Phosphatidylinositol 3,4-bisphosphate regulates neurite initiation and dendrite morphogenesis via actin aggregation

• Published in: Cell research Vol. 27; no. 2; pp. 253 - 273
• Main Authors: Zhang, Shu-Xin, Duan, Li-Hui, He, Shun-Ji, Zhuang, Gui-Feng, Yu, Xiang
• Format: Journal Article
• Language: English
• Published: London Nature Publishing Group UK 01.02.2017; Nature Publishing Group
• Subjects: 631/136/1660; 631/378/87; 631/80/128/1276; 631/80/86; Actin-Related Protein 2-3 Complex - metabolism; Actins - metabolism; Animals; Biomedical and Life Sciences; Cell Biology; Dendrites - drug effects; Dendrites - metabolism; Humans; Life Sciences; Models, Biological; Neurites - drug effects; Neurites - metabolism; Neurogenesis - drug effects; Original; original-article; Phosphatidylinositol 3-Kinases - metabolism; Phosphatidylinositol Phosphates - pharmacology; Phosphatidylinositol-3,4,5-Trisphosphate 5-Phosphatases - metabolism; Protein Aggregates; Rats, Sprague-Dawley; RNA Interference; SH2结构域; Wiskott-Aldrich Syndrome Protein - metabolism; 信号分子; 枝晶形态; 磷脂酰肌醇3激酶; 神经回路; 肌动蛋白聚合; 蛋白聚集; 轴突; dendritogenesis; SHIP2; PI(3,4)P; actin aggregation; N-WASP; neuritogenesis; PI3K C2α
• ISSN: 1001-0602; 1748-7838; 1748-7838
• DOI: 10.1038/cr.2017.13

Neurite initiation is critical for neuronal morphogenesis and early neural circuit development.

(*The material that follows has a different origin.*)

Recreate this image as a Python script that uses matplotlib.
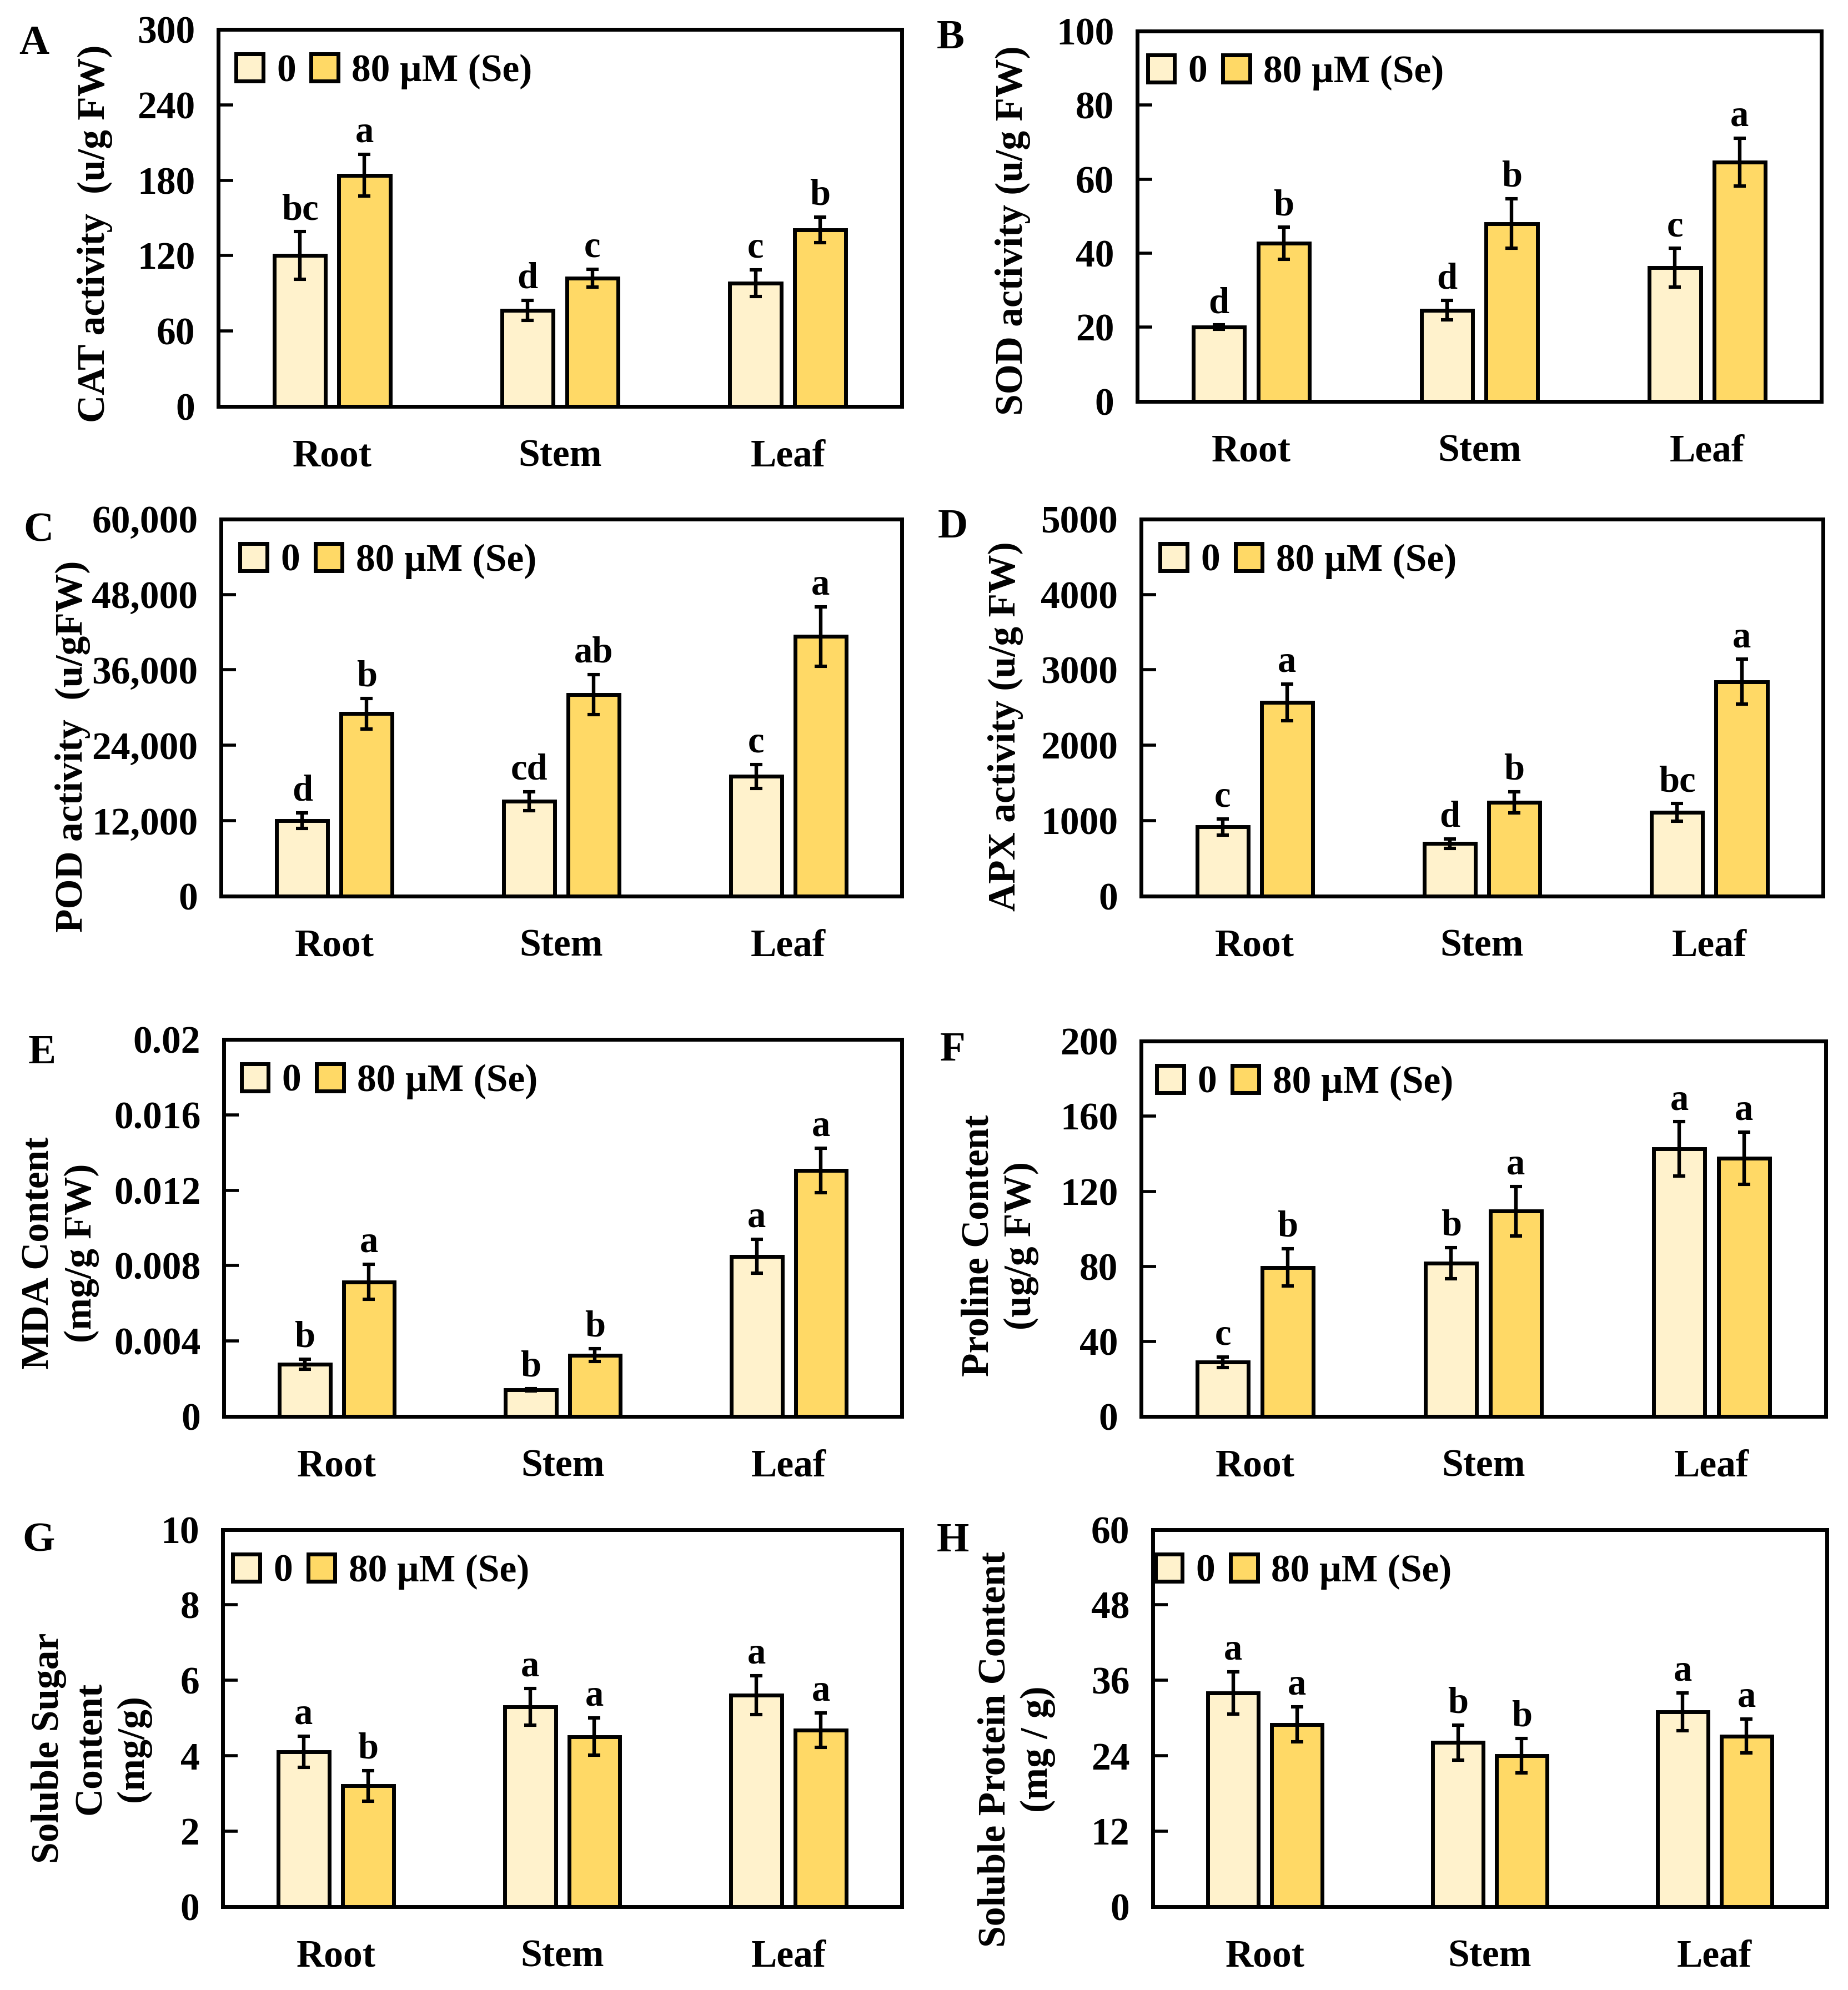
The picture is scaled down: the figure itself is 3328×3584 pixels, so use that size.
import matplotlib
matplotlib.use("Agg")
import matplotlib.pyplot as plt

# Tissues on the x axis and the two Se treatments
tissues = ["Root", "Stem", "Leaf"]
treatments = ["0", "80 \u00b5M (Se)"]

# A - CAT activity
cat_ctrl = [120, 76.5, 98]
cat_ctrl_err = [19, 8, 10.7]
cat_se = [184, 102, 140.5]
cat_se_err = [16.5, 7, 10.2]
cat_letters_ctrl = ["bc", "d", "c"]
cat_letters_se = ["a", "c", "b"]
cat_ticks = [0, 60, 120, 180, 240, 300]
cat_tick_labels = ["0", "60", "120", "180", "240", "300"]

# B - SOD activity
sod_ctrl = [20, 24.6, 36.1]
sod_ctrl_err = [0.6, 2.6, 5.2]
sod_se = [42.7, 48, 64.6]
sod_se_err = [4.3, 6.7, 6.5]
sod_letters_ctrl = ["d", "d", "c"]
sod_letters_se = ["b", "b", "a"]
sod_ticks = [0, 20, 40, 60, 80, 100]
sod_tick_labels = ["0", "20", "40", "60", "80", "100"]

# C - POD activity
pod_ctrl = [12000, 15070, 19030]
pod_ctrl_err = [1270, 1520, 1880]
pod_se = [29020, 32070, 41300]
pod_se_err = [2440, 3150, 4720]
pod_letters_ctrl = ["d", "cd", "c"]
pod_letters_se = ["b", "ab", "a"]
pod_ticks = [0, 12000, 24000, 36000, 48000, 60000]
pod_tick_labels = ["0", "12,000", "24,000", "36,000", "48,000", "60,000"]

# D - APX activity
apx_ctrl = [918, 698, 1108]
apx_ctrl_err = [106, 63, 118]
apx_se = [2568, 1244, 2843]
apx_se_err = [245, 140, 296]
apx_letters_ctrl = ["c", "d", "bc"]
apx_letters_se = ["a", "b", "a"]
apx_ticks = [0, 1000, 2000, 3000, 4000, 5000]
apx_tick_labels = ["0", "1000", "2000", "3000", "4000", "5000"]

# E - MDA content
mda_ctrl = [0.00277, 0.00142, 0.00849]
mda_ctrl_err = [0.00027, 0.00006, 0.0009]
mda_se = [0.00714, 0.00325, 0.01306]
mda_se_err = [0.00093, 0.00034, 0.00118]
mda_letters_ctrl = ["b", "b", "a"]
mda_letters_se = ["a", "b", "a"]
mda_ticks = [0, 0.004, 0.008, 0.012, 0.016, 0.02]
mda_tick_labels = ["0", "0.004", "0.008", "0.012", "0.016", "0.02"]

# F - Proline content
pro_ctrl = [28.9, 81.7, 142.6]
pro_ctrl_err = [2.9, 8.2, 14.4]
pro_se = [79.4, 109.4, 137.6]
pro_se_err = [9.9, 13.1, 13.9]
pro_letters_ctrl = ["c", "b", "a"]
pro_letters_se = ["b", "a", "a"]
pro_ticks = [0, 40, 80, 120, 160, 200]
pro_tick_labels = ["0", "40", "80", "120", "160", "200"]

# G - Soluble sugar content
sug_ctrl = [4.11, 5.3, 5.61]
sug_ctrl_err = [0.41, 0.49, 0.52]
sug_se = [3.2, 4.51, 4.68]
sug_se_err = [0.4, 0.49, 0.46]
sug_letters_ctrl = ["a", "a", "a"]
sug_letters_se = ["b", "a", "a"]
sug_ticks = [0, 2, 4, 6, 8, 10]
sug_tick_labels = ["0", "2", "4", "6", "8", "10"]

# H - Soluble protein content
prot_ctrl = [34, 26.1, 31]
prot_ctrl_err = [3.35, 2.8, 3]
prot_se = [29, 24, 27.15]
prot_se_err = [2.8, 2.75, 2.7]
prot_letters_ctrl = ["a", "b", "a"]
prot_letters_se = ["a", "b", "a"]
prot_ticks = [0, 12, 24, 36, 48, 60]
prot_tick_labels = ["0", "12", "24", "36", "48", "60"]

LIGHT = "#FFF2CC"
DARK = "#FFD966"


def draw_panel(fig, layout, data):
    # Draws one bar panel with error bars, letters and legend
    rect, letter_xy, label_xy, legend_x = layout
    (letter, ylabel, ctrl, ctrl_err, se, se_err,
     letters_ctrl, letters_se, ticks, tick_labels) = data

    ax = fig.add_axes(rect)
    x = list(range(len(tissues)))
    x_ctrl = [i - 0.142 for i in x]
    x_se = [i + 0.142 for i in x]

    # Bars
    b1 = ax.bar(x_ctrl, ctrl, width=0.225, color=LIGHT, edgecolor="black",
                linewidth=2.5, zorder=2)
    b2 = ax.bar(x_se, se, width=0.225, color=DARK, edgecolor="black",
                linewidth=2.5, zorder=2)

    # Error bars
    ax.errorbar(x_ctrl, ctrl, yerr=ctrl_err, fmt="none", ecolor="black",
                elinewidth=2.3, capsize=3.8, capthick=2.2, zorder=3)
    ax.errorbar(x_se, se, yerr=se_err, fmt="none", ecolor="black",
                elinewidth=2.3, capsize=3.8, capthick=2.2, zorder=3)

    # Significance letters
    for xs, vals, errs, labs in [(x_ctrl, ctrl, ctrl_err, letters_ctrl),
                                 (x_se, se, se_err, letters_se)]:
        for xi, v, e, lab in zip(xs, vals, errs, labs):
            ax.annotate(lab, xy=(xi, v + e), xytext=(0, 3),
                        textcoords="offset points", ha="center", va="bottom",
                        fontsize=24, fontweight="bold")

    # Axes styling
    ax.set_xlim(-0.5, 2.5)
    ax.set_ylim(ticks[0], ticks[-1])
    ax.set_yticks(ticks)
    ax.set_yticklabels(tick_labels)
    ax.set_xticks(x)
    ax.set_xticklabels(tissues)
    ax.tick_params(axis="y", direction="in", length=9.6, width=2, pad=15,
                   labelsize=25)
    ax.tick_params(axis="x", length=0, pad=21, labelsize=25)
    for side in ax.spines.values():
        side.set_linewidth(2.5)
        side.set_zorder(4)

    # Y axis label
    ax.text(label_xy[0], label_xy[1], ylabel, transform=ax.transAxes,
            rotation=90, ha="center", va="center", fontsize=25,
            fontweight="bold", linespacing=1.25, multialignment="center")

    # Legend
    ax.legend([b1, b2], treatments, ncol=2, loc="center left",
              bbox_to_anchor=(legend_x, 0.888), frameon=False,
              handlelength=0.7, handleheight=0.7, handletextpad=0.35,
              columnspacing=0.4, borderpad=0, borderaxespad=0,
              prop={"size": 25, "weight": "bold"})

    # Panel letter
    fig.text(letter_xy[0], letter_xy[1], letter, ha="center", va="center",
             fontsize=27, fontweight="bold")


def main():
    plt.rcParams["font.family"] = ["Liberation Serif", "DejaVu Serif"]
    plt.rcParams["font.weight"] = "bold"

    fig = plt.figure(figsize=(16.64, 17.92), dpi=200)

    # Position of each panel: axes rect, letter position, ylabel position, legend x
    layouts = [
        ([0.1181, 0.7958, 0.3699, 0.1894], (0.0183, 0.978), (-0.180, 0.458), 0.026),
        ([0.6154, 0.7983, 0.3702, 0.1861], (0.5144, 0.9807), (-0.182, 0.462), 0.015),
        ([0.1196, 0.5497, 0.3684, 0.1895], (0.0208, 0.733), (-0.218, 0.397), 0.028),
        ([0.6175, 0.5497, 0.3690, 0.1895], (0.5154, 0.735), (-0.199, 0.450), 0.028),
        ([0.1211, 0.2882, 0.3669, 0.1895], (0.0229, 0.4707), (-0.241, 0.433), 0.026),
        ([0.6175, 0.2882, 0.3705, 0.1886], (0.5154, 0.472), (-0.206, 0.455), 0.023),
        ([0.1205, 0.0419, 0.3675, 0.1895], (0.0208, 0.2257), (-0.194, 0.420), 0.015),
        ([0.6238, 0.0419, 0.3648, 0.1895], (0.5157, 0.2254), (-0.202, 0.417), 0.004),
    ]

    panels = [
        ("A", "CAT activity  (u/g FW)", cat_ctrl, cat_ctrl_err, cat_se, cat_se_err,
         cat_letters_ctrl, cat_letters_se, cat_ticks, cat_tick_labels),
        ("B", "SOD activity (u/g FW)", sod_ctrl, sod_ctrl_err, sod_se, sod_se_err,
         sod_letters_ctrl, sod_letters_se, sod_ticks, sod_tick_labels),
        ("C", "POD activity  (u/gFW)", pod_ctrl, pod_ctrl_err, pod_se, pod_se_err,
         pod_letters_ctrl, pod_letters_se, pod_ticks, pod_tick_labels),
        ("D", "APX activity (u/g FW)", apx_ctrl, apx_ctrl_err, apx_se, apx_se_err,
         apx_letters_ctrl, apx_letters_se, apx_ticks, apx_tick_labels),
        ("E", "MDA Content\n(mg/g FW)", mda_ctrl, mda_ctrl_err, mda_se, mda_se_err,
         mda_letters_ctrl, mda_letters_se, mda_ticks, mda_tick_labels),
        ("F", "Proline Content\n(ug/g FW)", pro_ctrl, pro_ctrl_err, pro_se, pro_se_err,
         pro_letters_ctrl, pro_letters_se, pro_ticks, pro_tick_labels),
        ("G", "Soluble Sugar\nContent\n(mg/g)", sug_ctrl, sug_ctrl_err, sug_se, sug_se_err,
         sug_letters_ctrl, sug_letters_se, sug_ticks, sug_tick_labels),
        ("H", "Soluble Protein Content\n(mg / g)", prot_ctrl, prot_ctrl_err, prot_se,
         prot_se_err, prot_letters_ctrl, prot_letters_se, prot_ticks, prot_tick_labels),
    ]

    for layout, data in zip(layouts, panels):
        draw_panel(fig, layout, data)

    fig.savefig("out.png", dpi=200)


if __name__ == "__main__":
    main()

Recent studies showed that local actin aggregation underneath the cell membrane determined the site of neurite initiation. An immediately arising question is what signaling mechanism initiated actin aggregation. Here we demonstrate that local clustering of phosphatidylinositol 3,4-bisphosphate （PI（3,4）P2）, a phospholipid with relatively few known signaling functions, is necessary and sufficient for aggregating actin and promoting neuritogenesis. In contrast, the related and more extensively studied phosphatidylinositol 4,5-bisphosphate or phosphatidylinositol （3,4,5）-trisphosphate （PIP3） molecules did not have such functions. Specifically, we showed that beads coated with PI（3,4）P2 promoted actin aggregation and neurite initiation, while pharmacological interference with PI（3,4）P2 synthesis inhibited both processes. PI（3,4）P2 clustering occurred even when actin aggregation was pharmacologically blocked, demonstrating that PI（3,4）P2 functioned as the upstream signaling molecule. Two enzymes critical for PI（3,4）P2 generation, namely, SH2 domain-containing inositol 5-phosphatase and class II phosphoinositide 3-kinase a, were complementarily and non-redundantly required for actin aggregation and neuritogenesis, as well as for subsequent dendritogenesis. Finally, we demonstrate that neural Wiskott-Aldrich syndrome protein and the Arp2/3 complex functioned downstream of PI（3,4）P2 to mediate neuritogenesis and dendritogenesis. Together, our results identify PI（3,4）P2 as an important signaling molecule during early development and demonstrate its critical role in regulating actin aggregation and neuritogenesis.